The story further progresses with mostly interviews including his wine-making mentor, Eric Glomski, the quirky historian of Jerome, Arizona, and even the editor of Wine Spectator magazine; who shows up with a giant wine glass housed in a metal briefcase nonetheless. The entrepreneurial and musical aspects of the film interested me, and even the wine-making process despite my initial disinterest. I guess in that regard I came away with more of a respect for the process than anything. I still don't see myself giving wine a second chance.

Apart from the interesting characters and locations you'll see in this documentary, one of the stand out features was the color treatment, editing, and cinematography. It doesn't look like any documentary I've ever seen so that in itself is another plus, albeit maybe not as apparent to the casual viewer. It does help drive the story and give you something interesting to look at even if you may be slightly bored with say, the history of Jerome, Arizona.

That said, I can easily recommend this film to anyone who likes wine, likes Tool, or even wants to see how documentaries should be done. It's a landmark for the medium of the documentary which is usually littered with handheld consumer cameras and bad editing.
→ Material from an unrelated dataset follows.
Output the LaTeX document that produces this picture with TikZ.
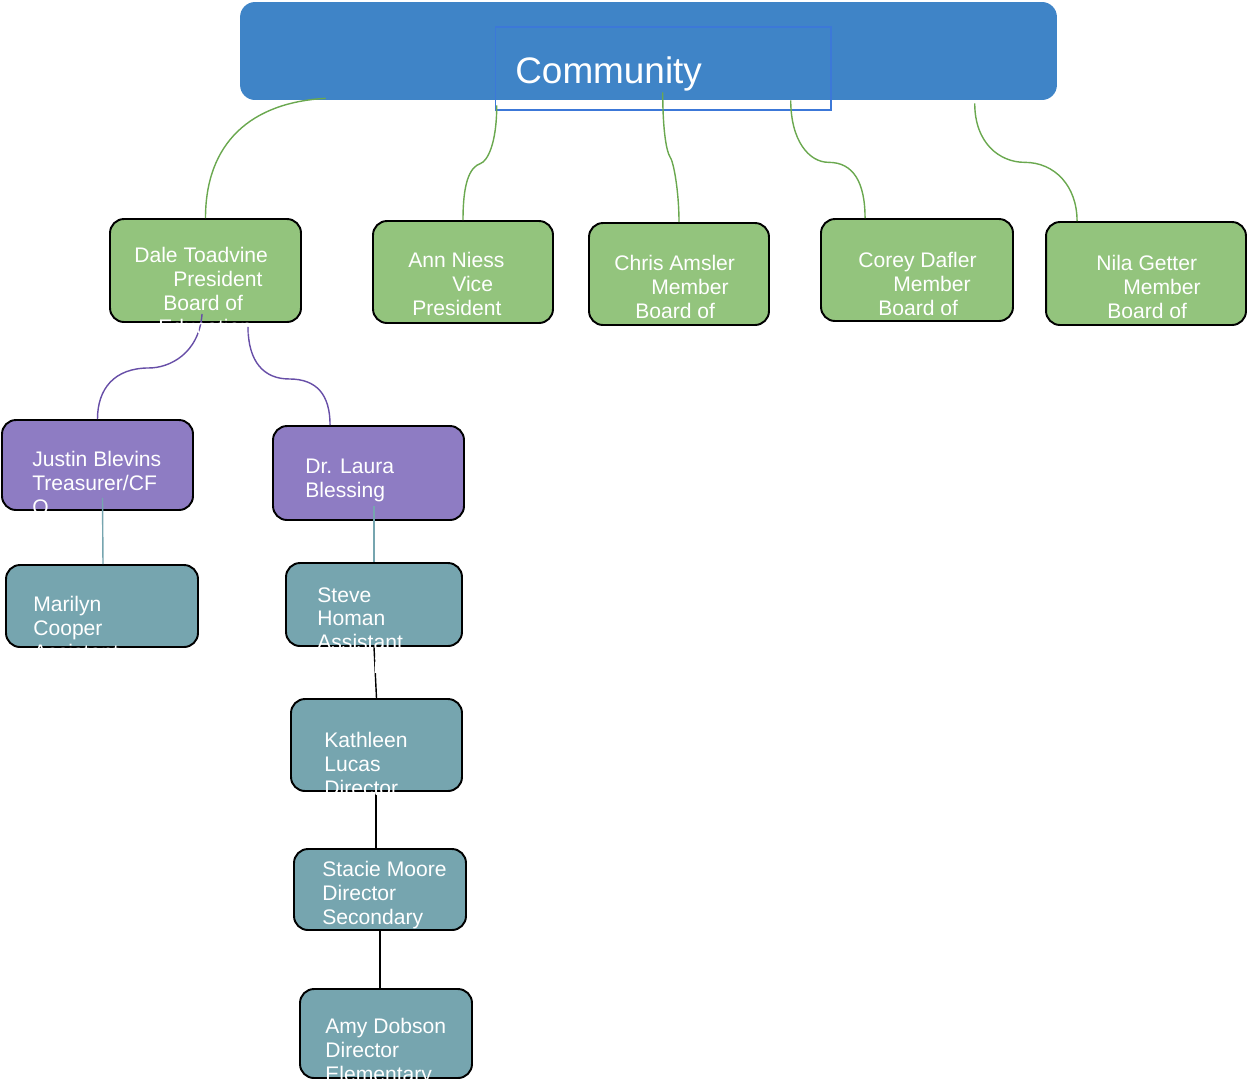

Even if you want to see how tough it is to start something up like your own business, you'll find something here. It definitely presents the reality of how difficult it is to get something up and running to how long it takes most ventures to begin being profitable.

And just like Keenan concludes his live shows with an unexpected thought-provoking, and possibly motivational micro-speech, he does the same here. And this just further enforces the notion that this documentary isn't just about a rock star's journey into the wine business.